= Istislah =

Concept in Islamic legal philosophy

Istislah (Arabic: استصلاح, lit. 'to deem proper') is a method employed by Islamic jurists to solve problems that find no clear answer in sacred religious texts. It is related to the term مصلحة Maslaha, or "public interest" (both words being derived from the same triconsonantal root, "ṣ-l-ḥ"). Extratextual pragmatic considerations are commonly accepted in Islamic jurisprudence concerning areas where the Qur'an and the practices of the earliest Muslim generations (Salaf) provide no specific guidance.
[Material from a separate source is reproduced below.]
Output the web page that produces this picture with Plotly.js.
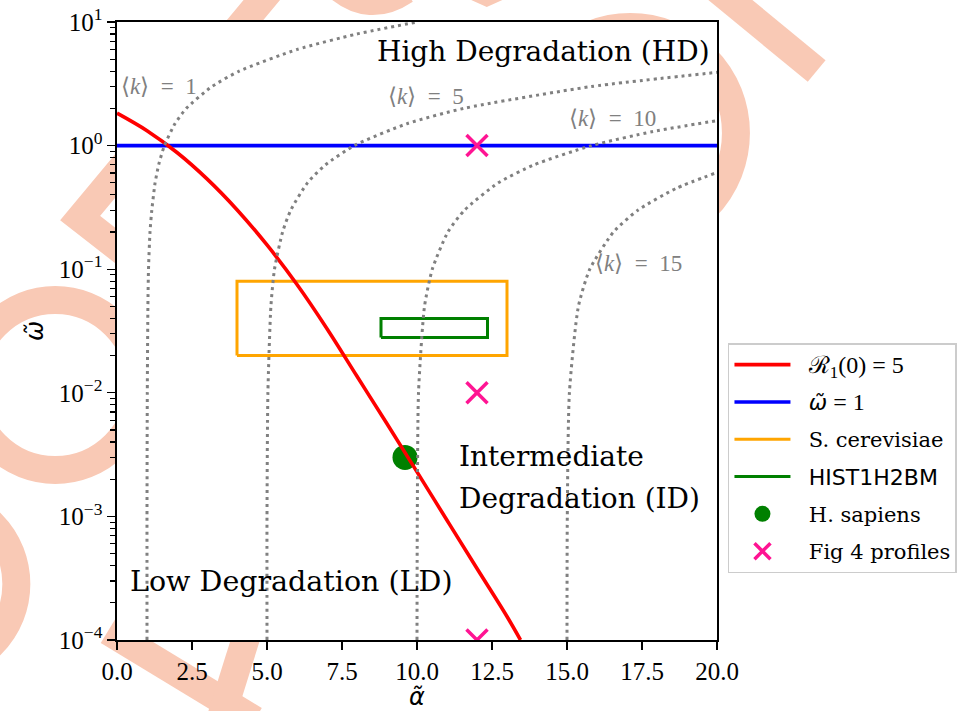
<!DOCTYPE html>
<html><head><meta charset="utf-8">
<script src="https://cdn.plot.ly/plotly-3.0.1.min.js"></script>
<style>html,body{margin:0;padding:0;background:#fff}</style>
</head><body><div id="chart" style="width:969px;height:711px"></div>
<script>
// ---- data ----
const xTickVals = [0, 2.5, 5, 7.5, 10, 12.5, 15, 17.5, 20];
const xTickText = ['0.0', '2.5', '5.0', '7.5', '10.0', '12.5', '15.0', '17.5', '20.0'];
const yTickVals = [1e-4, 1e-3, 1e-2, 1e-1, 1, 10];
const yTickText = ['10<sup>−4</sup>', '10<sup>−3</sup>', '10<sup>−2</sup>', '10<sup>−1</sup>', '10<sup>0</sup>', '10<sup>1</sup>'];

const r1Alpha = [0, 1, 2, 3, 4, 5, 6, 7, 8, 9, 10, 11, 12, 13, 13.45];
const r1Omega = [1.83, 1.32, 0.879, 0.538, 0.303, 0.157, 0.0752, 0.0330, 0.0136, 0.00561, 0.00229, 0.000931, 0.000379, 0.000155, 0.0001];

const omegaOneAlpha = [0, 20];
const omegaOneOmega = [1, 1];

const cerevisiaeAlpha = [4, 13, 13, 4, 4];
const cerevisiaeOmega = [0.02, 0.02, 0.08, 0.08, 0.02];

const histAlpha = [8.8, 12.35, 12.35, 8.8, 8.8];
const histOmega = [0.028, 0.028, 0.04, 0.04, 0.028];

const sapiensAlpha = [9.6];
const sapiensOmega = [0.003];

const fig4Alpha = [12, 12, 12];
const fig4Omega = [1, 0.01, 0.0001];

const k1Omega = [1e-4, 1e-3, 1e-2, 0.05, 0.1, 0.2, 0.3, 0.5, 0.7, 1, 1.5, 2, 3, 4, 6, 8, 10];
const k1Alpha = [1.00, 1.00, 1.01, 1.03, 1.05, 1.10, 1.16, 1.27, 1.39, 1.58, 1.93, 2.31, 3.16, 4.07, 6.01, 8.00, 10.00];
const k5Omega = [1e-4, 1e-3, 1e-2, 0.05, 0.1, 0.2, 0.3, 0.5, 0.7, 1, 1.5, 2, 3, 4];
const k5Alpha = [5.00, 5.00, 5.03, 5.13, 5.25, 5.52, 5.79, 6.35, 6.95, 7.91, 9.65, 11.56, 15.79, 20.37];
const k10Omega = [1e-4, 1e-3, 1e-2, 0.05, 0.1, 0.2, 0.3, 0.5, 0.7, 1, 1.3, 1.6];
const k10Alpha = [10.00, 10.01, 10.05, 10.25, 10.51, 11.03, 11.58, 12.71, 13.91, 15.82, 17.87, 20.05];
const k15Omega = [1e-4, 1e-3, 1e-2, 0.05, 0.1, 0.2, 0.3, 0.45, 0.6];
const k15Alpha = [15.00, 15.01, 15.08, 15.38, 15.76, 16.55, 17.36, 18.63, 19.95];

// ---- layout helpers (pixel -> paper) ----
const L = 117, R = 719, T = 22, B = 640;
const px = x => (x - L) / (R - L);
const py = y => (B - y) / (B - T);

const minorVals = [];
for (let e = -4; e <= 0; e++) for (let d = 2; d <= 9; d++) minorVals.push(d * Math.pow(10, e));

const dotted = {color: '#808080', width: 3, dash: '3px,4px'};
const kTrace = (a, o) => ({x: a, y: o, mode: 'lines', line: Object.assign({shape: 'spline', smoothing: 0.6}, dotted), showlegend: false, hoverinfo: 'skip'});

const sp = (fam, size, txt) => '<span style="font-family:' + fam + ';font-size:' + size + 'px">' + txt + '</span>';
const gap = '\u00a0\u00a0';

const traces = [
  {x: sapiensAlpha, y: sapiensOmega, mode: 'markers', name: gap + 'H. sapiens',
   marker: {color: '#008000', size: 25, symbol: 'circle'}, legendgroup: 'e', legendrank: 5},
  {x: cerevisiaeAlpha, y: cerevisiaeOmega, mode: 'lines', name: gap + 'S. cerevisiae',
   line: {color: '#ffa500', width: 3}, legendgroup: 'c', legendrank: 3},
  {x: histAlpha, y: histOmega, mode: 'lines', name: gap + sp('DejaVu Sans', 22, 'HIST1H2BM'),
   line: {color: '#008000', width: 3}, legendgroup: 'd', legendrank: 4},
  {x: omegaOneAlpha, y: omegaOneOmega, mode: 'lines',
   name: gap + sp('DejaVu Sans', 22, '<i>ω̃</i>') + sp('Liberation Serif', 24, ' = 1'),
   line: {color: '#0000ff', width: 3.6}, legendgroup: 'b', legendrank: 2},
  {x: r1Alpha, y: r1Omega, mode: 'lines', name: gap + sp('Liberation Serif', 24, 'ℛ<sub>1</sub>(0) = 5'),
   line: {color: '#ff0000', width: 3.6, shape: 'spline', smoothing: 1}, legendgroup: 'a', legendrank: 1},
  {x: fig4Alpha, y: fig4Omega, mode: 'markers', name: gap + 'Fig 4 profiles',
   marker: {symbol: 'x-thin', size: 21, color: '#ff1493', line: {color: '#ff1493', width: 3.5}}, legendgroup: 'f', legendrank: 6},
  kTrace(k1Alpha, k1Omega),
  kTrace(k5Alpha, k5Omega),
  kTrace(k10Alpha, k10Omega),
  kTrace(k15Alpha, k15Omega)
];

// ---- watermark (decoration behind the axes) ----
const wm = '#f9c9b5', ww = 28;
const pth = pts => pts.map((p, i) => (i ? 'L' : 'M') + px(p[0]) + ',' + py(p[1])).join(' ');
const circ = (cx, cy, r) => ({type: 'circle', xref: 'paper', yref: 'paper', layer: 'below',
  x0: px(cx - r), x1: px(cx + r), y0: py(cy + r), y1: py(cy - r), line: {color: wm, width: ww}, fillcolor: 'rgba(0,0,0,0)'});
const path = pts => ({type: 'path', xref: 'paper', yref: 'paper', layer: 'below', path: pth(pts), line: {color: wm, width: ww}});
const shapes = [
  path([[279, -20], [80, 218], [198, 310]]),
  path([[108, 631], [255, 720]]),
  path([[263, 585], [219, 725]]),
  path([[708, -20], [819, 71]]),
  path([[440, -30], [488, -8.3], [536, -30]]),
  {type: 'path', xref: 'paper', yref: 'paper', layer: 'below',
   path: 'M' + px(338) + ',' + py(-14) + ' Q' + px(370) + ',' + py(14) + ' ' + px(406) + ',' + py(-10), line: {color: wm, width: ww}},
  circ(55, 385, 85),
  circ(-69, 584, 85),
  circ(632, 133, 106),
  // white axes patch covering the watermark inside the plot area
  {type: 'rect', xref: 'x domain', yref: 'y domain', layer: 'below', x0: 0, x1: 1, y0: 0, y1: 1, fillcolor: '#ffffff', line: {width: 0}}
];

const serif = 'DejaVu Serif';
const ann = (text, x, y, xa, size, color, fam) => ({text, x: px(x), y: py(y), xref: 'paper', yref: 'paper', xanchor: xa, yanchor: 'middle',
  showarrow: false, font: {family: fam || serif, size, color: color || '#000'}});
const es = '\u2002';
const annotations = [
  ann('High Degradation (HD)', 714, 52, 'right', 28),
  ann('Intermediate', 458, 456, 'left', 28),
  ann('Degradation (ID)', 458, 498, 'left', 28),
  ann('Low Degradation (LD)', 128, 581, 'left', 28.5),
  ann('⟨<i>k</i>⟩' + es + '=' + es + '1', 159, 86, 'center', 23, '#808080', 'Liberation Serif'),
  ann('⟨<i>k</i>⟩' + es + '=' + es + '5', 427, 96, 'center', 23, '#808080', 'Liberation Serif'),
  ann('⟨<i>k</i>⟩' + es + '=' + es + '10', 614, 119, 'center', 23, '#808080', 'Liberation Serif'),
  ann('⟨<i>k</i>⟩' + es + '=' + es + '15', 640, 263, 'center', 23, '#808080', 'Liberation Serif')
];

const axisCommon = {showline: true, linecolor: '#000', linewidth: 1.6, mirror: true, showgrid: false, zeroline: false,
  ticks: 'outside', ticklen: 8, tickwidth: 1.4, tickcolor: '#000',
  tickfont: {family: 'Liberation Serif', size: 25, color: '#000'}, tickmode: 'array'};

const layout = {
  width: 969, height: 711,
  margin: {l: L, r: 969 - R, t: T, b: 711 - B, pad: 0},
  paper_bgcolor: '#ffffff', plot_bgcolor: '#ffffff',
  showlegend: true,
  xaxis: Object.assign({}, axisCommon, {range: [0, 20], tickvals: xTickVals, ticktext: xTickText,
    title: {text: '<i>α̃</i>', font: {family: 'DejaVu Sans', size: 24, color: '#000'}, standoff: 4}}),
  yaxis: Object.assign({}, axisCommon, {type: 'log', range: [-4, 1], tickvals: yTickVals, ticktext: yTickText,
    minor: {tickmode: 'array', tickvals: minorVals, ticks: 'outside', ticklen: 5, tickwidth: 1.1, tickcolor: '#000', showgrid: false},
    title: {text: '<i>ω̃</i>', font: {family: 'DejaVu Sans', size: 24, color: '#000'}, standoff: 8}}),
  legend: {x: px(730), y: py(343), xanchor: 'left', yanchor: 'top', bgcolor: '#ffffff', bordercolor: '#cccccc', borderwidth: 1.5,
    font: {family: serif, size: 21, color: '#000'}, tracegroupgap: 7, itemwidth: 56, traceorder: 'grouped'},
  shapes, annotations
};

Plotly.newPlot('chart', traces, layout, {displayModeBar: false, staticPlot: true});
</script></body></html>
Istislah bears some similarities to the natural law tradition in the West, as exemplified by Thomas Aquinas. However, whereas natural law deems good that which is known self-evidently to be good, according as it tends towards the fulfilment of the person, istislah calls good whatever is connected to one of five "basic goods". Al-Ghazali abstracted these "basic goods" from the five legal precepts in the Qur'an and Sunnah—religion, life, reason, lineage (or offspring), and property. In this classical formulation, istislah differs from utilitarianism—"the greatest happiness for the greatest number of people"—because something that results in "the greatest happiness" may infringe any one of the five basic values. Rather than utilitarianism, Istislah bears closer resemblance to deontologicalism.

The legal concepts of Istislah and Maslaha attained significant attention in the works of the 20th century Sunni jurist Muḥammad Rashīd Riḍā (d. 1354 A.H/ 1935 C.E), who considered the "no harm no retribution" hadith to be an important textual principle. Citing the Andalusian Malikite jurist Al-Shatibi (d. 790 A.H/ 1388 C.E), Rida elaborated Maslaha as a "basic principle" in legal derivation and distinguished affairs into issues of 'Ibadat (rituals) and Mu'amalat (transactions). The former consists of absolute, unchanging rules; while rules regarding issues of Mu'amalat may vary with time since Revelation is not absolute in all of them. However, unlike the expansive scope of Mu'amalat by Al-Shatibi; Rida divided Mu'amalat issues into two types: i) those that are moral norms and ii) those which are morally irrelevant. The former are similar to the 'Ibadat rules which were Revealed by God who defined moral norms and hence, fixed. Those who break these rules are sinful transgressors. The latter category of issues, can be solved through the process of Qiyas.

In the contemporary era, some human rights are considered "Islamic" using the methods of Istislah and Maslaha. In Egypt, this approach has been backed by the Supreme Constitutional Court, which has ratified equitable measures benefiting women even where these seemingly conflict with principles of classical Shari'ah.